International Scientific Conference: Human Geographies of Climate Change Adaptation

May 15, 2024- May 17, 2024


Bergen, Norway

More information
William Lewis
May 6, 2024

The IMAGINE Adaptation team will be presenting some of our ongoing work linked to the project. Themes of discussion include imaginaries and visioning exercises. Successful adaptation and everyday adaptation, particularly in reference to limits of adaptation. Additionally, members of the team will discuss monitoring, evaluation, reporting, and learning for adaptation.

  • Marta Olazabal – Indicators and metrics to evaluate urban adaptation: a systematic review
  • Sean Goodwin – Beyond hazards: a relational paradigm shift in urban climate adaptation through nature-based solutions
  • Cecilia Alda-Vidal – What is in for everyday adaptation? A review of schools of thought, documented practices and potential for driving transformative adaptation
  • Ana Terra Amorim-Maia – Adaptation success and limits: insights from 50 leading experts and implications for research and practice
  • William Lewis – What are urban adaptation imaginaries and how can they be used as a methodology for just adaptation?

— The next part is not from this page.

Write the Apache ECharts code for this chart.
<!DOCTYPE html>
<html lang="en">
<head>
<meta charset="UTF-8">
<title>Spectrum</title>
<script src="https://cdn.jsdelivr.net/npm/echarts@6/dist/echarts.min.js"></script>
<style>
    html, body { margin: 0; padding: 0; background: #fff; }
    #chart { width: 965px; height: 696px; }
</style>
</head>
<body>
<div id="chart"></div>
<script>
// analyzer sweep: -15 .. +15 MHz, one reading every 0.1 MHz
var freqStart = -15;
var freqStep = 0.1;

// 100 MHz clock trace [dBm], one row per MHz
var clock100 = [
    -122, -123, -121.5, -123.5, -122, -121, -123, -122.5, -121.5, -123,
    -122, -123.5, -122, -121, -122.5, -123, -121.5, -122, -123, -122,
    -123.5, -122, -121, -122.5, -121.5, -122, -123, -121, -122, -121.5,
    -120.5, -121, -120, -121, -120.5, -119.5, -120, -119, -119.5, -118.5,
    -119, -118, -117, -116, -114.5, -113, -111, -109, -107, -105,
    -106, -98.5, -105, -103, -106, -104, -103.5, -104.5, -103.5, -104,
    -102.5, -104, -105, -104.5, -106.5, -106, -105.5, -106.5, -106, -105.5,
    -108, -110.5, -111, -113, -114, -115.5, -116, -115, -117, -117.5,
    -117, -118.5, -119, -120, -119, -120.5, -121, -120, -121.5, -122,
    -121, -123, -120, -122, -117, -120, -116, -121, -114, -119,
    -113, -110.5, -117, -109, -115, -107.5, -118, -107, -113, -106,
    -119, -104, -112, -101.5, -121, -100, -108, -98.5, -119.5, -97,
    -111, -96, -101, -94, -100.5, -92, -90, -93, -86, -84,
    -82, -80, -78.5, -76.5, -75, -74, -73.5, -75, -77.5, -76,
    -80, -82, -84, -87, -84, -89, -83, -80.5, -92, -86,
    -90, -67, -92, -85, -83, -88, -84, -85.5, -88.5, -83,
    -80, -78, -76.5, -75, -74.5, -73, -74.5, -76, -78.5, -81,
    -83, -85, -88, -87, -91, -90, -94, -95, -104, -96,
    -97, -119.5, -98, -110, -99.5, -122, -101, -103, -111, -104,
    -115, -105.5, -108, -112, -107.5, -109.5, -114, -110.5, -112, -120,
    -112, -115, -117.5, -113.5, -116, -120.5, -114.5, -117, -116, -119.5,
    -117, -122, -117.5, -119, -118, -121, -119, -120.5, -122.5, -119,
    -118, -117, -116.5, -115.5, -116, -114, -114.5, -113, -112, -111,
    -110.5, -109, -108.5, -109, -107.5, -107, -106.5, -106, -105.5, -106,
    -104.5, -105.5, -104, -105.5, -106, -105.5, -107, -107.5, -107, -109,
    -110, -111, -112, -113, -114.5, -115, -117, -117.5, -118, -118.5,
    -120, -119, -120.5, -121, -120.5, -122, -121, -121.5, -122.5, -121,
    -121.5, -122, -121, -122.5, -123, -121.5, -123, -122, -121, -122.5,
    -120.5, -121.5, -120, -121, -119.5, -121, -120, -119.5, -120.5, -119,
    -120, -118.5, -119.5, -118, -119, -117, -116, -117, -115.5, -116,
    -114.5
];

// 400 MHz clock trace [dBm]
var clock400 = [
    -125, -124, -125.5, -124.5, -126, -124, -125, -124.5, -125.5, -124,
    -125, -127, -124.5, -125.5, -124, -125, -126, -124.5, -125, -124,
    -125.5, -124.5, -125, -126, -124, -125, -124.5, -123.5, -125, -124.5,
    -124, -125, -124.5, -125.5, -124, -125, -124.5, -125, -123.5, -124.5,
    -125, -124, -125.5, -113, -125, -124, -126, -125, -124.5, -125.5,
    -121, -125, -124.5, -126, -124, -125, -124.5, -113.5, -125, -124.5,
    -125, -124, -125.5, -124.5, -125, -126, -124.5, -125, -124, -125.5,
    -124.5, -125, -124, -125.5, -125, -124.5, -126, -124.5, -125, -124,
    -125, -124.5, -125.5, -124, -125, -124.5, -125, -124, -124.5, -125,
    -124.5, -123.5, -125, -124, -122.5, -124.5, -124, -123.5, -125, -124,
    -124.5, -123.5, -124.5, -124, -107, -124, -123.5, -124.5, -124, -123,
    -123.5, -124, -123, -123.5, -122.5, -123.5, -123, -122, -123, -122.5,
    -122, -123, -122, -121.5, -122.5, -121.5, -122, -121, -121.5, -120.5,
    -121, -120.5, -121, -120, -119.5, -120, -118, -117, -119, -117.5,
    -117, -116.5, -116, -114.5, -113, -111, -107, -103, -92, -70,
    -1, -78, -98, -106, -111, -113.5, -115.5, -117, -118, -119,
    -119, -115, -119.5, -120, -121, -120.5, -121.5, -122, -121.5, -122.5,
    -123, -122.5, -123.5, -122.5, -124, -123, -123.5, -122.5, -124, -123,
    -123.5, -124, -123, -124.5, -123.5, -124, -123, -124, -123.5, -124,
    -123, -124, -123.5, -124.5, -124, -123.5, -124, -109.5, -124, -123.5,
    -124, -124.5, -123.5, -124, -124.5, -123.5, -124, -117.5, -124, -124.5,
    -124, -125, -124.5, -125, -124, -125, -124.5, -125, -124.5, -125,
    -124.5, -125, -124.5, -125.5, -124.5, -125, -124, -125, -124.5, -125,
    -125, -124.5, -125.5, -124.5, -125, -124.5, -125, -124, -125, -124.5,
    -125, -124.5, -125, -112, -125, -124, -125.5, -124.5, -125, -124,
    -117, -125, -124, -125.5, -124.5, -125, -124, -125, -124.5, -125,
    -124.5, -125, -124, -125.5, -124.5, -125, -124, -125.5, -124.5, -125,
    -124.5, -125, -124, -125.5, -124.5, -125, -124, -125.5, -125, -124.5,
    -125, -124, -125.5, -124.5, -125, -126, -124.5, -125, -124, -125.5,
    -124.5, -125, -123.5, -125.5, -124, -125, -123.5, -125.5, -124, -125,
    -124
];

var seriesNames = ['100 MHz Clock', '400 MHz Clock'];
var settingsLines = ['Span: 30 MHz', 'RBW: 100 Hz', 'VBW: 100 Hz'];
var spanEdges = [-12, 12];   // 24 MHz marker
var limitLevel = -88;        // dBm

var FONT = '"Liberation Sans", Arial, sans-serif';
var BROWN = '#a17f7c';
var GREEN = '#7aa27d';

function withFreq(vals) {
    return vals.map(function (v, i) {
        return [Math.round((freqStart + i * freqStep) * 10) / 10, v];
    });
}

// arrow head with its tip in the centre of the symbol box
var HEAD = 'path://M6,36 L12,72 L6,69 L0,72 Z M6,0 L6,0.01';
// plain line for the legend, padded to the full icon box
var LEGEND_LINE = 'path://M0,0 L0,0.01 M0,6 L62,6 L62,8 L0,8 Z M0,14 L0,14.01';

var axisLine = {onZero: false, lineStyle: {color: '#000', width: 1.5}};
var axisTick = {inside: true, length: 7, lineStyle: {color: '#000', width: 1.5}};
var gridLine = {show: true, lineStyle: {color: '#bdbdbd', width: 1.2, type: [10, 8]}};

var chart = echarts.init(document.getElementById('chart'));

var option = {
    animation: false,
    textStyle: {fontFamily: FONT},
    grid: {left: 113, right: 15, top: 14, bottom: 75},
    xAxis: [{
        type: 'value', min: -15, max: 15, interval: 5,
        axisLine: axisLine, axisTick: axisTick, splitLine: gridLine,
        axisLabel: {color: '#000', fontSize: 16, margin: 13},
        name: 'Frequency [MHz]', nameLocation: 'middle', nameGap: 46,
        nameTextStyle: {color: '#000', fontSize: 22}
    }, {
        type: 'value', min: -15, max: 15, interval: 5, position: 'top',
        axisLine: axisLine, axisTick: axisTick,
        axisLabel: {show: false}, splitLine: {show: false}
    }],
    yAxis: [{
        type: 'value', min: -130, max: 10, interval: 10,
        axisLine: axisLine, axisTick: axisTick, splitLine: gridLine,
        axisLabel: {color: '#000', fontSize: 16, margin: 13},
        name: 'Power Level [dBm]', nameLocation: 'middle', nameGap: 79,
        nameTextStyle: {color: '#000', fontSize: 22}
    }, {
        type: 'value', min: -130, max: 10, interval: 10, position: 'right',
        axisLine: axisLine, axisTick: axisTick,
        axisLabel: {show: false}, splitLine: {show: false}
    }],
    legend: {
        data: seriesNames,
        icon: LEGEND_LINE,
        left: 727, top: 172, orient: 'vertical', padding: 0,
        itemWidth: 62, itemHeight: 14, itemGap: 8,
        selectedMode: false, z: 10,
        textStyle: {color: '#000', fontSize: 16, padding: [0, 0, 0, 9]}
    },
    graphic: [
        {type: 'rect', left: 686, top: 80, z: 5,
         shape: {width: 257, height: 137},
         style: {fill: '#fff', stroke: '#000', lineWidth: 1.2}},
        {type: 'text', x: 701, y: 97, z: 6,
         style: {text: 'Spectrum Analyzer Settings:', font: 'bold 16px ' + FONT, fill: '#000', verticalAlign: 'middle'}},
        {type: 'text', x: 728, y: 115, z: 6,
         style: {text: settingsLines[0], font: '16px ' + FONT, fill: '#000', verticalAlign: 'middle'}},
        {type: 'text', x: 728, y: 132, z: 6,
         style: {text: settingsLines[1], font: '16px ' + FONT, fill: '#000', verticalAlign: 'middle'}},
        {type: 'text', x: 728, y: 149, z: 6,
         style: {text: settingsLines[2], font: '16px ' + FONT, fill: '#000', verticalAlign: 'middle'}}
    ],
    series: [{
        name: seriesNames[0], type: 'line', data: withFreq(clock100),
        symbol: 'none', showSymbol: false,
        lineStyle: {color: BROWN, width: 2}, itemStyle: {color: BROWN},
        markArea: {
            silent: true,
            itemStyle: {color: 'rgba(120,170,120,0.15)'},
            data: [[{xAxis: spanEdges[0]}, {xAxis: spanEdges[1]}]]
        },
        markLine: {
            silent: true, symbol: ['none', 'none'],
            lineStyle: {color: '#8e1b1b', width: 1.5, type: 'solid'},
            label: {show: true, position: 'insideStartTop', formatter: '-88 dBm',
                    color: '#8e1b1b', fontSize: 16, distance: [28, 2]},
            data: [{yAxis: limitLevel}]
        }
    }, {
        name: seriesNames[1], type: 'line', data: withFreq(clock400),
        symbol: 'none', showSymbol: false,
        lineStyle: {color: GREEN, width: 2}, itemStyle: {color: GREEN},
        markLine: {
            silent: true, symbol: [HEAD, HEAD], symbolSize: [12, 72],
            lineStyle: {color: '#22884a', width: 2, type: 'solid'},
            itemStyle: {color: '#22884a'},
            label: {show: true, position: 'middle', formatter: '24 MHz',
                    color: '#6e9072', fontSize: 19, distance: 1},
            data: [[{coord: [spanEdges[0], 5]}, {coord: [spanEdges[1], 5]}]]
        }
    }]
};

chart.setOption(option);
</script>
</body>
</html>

Scientific committee members

  • Jon Barnett (University of Melbourne)
  • James Ford (University of Leeds)
  • Lisa Schipper (University of Bonn)
  • Gina Ziervogel (University of Cape Town)

Keynote speakers

  • Neil Adger (University of Exeter)
  • Marina Baldissera Pacchetti (University College London and Barcelona Supercomputing Center)

Conference themes

  • Theme #1 — Adaptation in the Arctic: lessons that can be learned from the Arctic in terms of how rapid climate change is experienced and responded to, with insights on, for example, maladaptation, climate justice and adaptation processes.
  • Theme #2 — Adaptation limits: are we pursuing the pointless?
  • Theme #3 — Political economies of adaptation: insights on power and justice.
  • Theme #4 — Methodologies for just adaptation: approaches to (i) studying and understanding adaptation; (ii) combining multiples sources of knowledge, namely Indigenous, practitioners, scientific and local; and (iii) engaging communities and decision makers.
  • Theme #5 — Adaptation metrics and assessments: approaches to (i) shaping up the adaptation metrics dialogue, to avoid a reductionist quantitative exercise; and (ii) synthesising the rapidly expanding adaptation knowledge base and creating usable science, to inform decision making processes, the global stocktake, and IPCC and other assessments, for example through machine learning and artificial intelligence, systematic reviews, and meta-syntheses.
  • Theme #6 — Adaptation practice: insights on (i) social innovation; (ii) cross-scalar measures that transcend governance levels and North-South divides; and (iii) alternatives to the anthropocentrism inherent to current adaptation policy.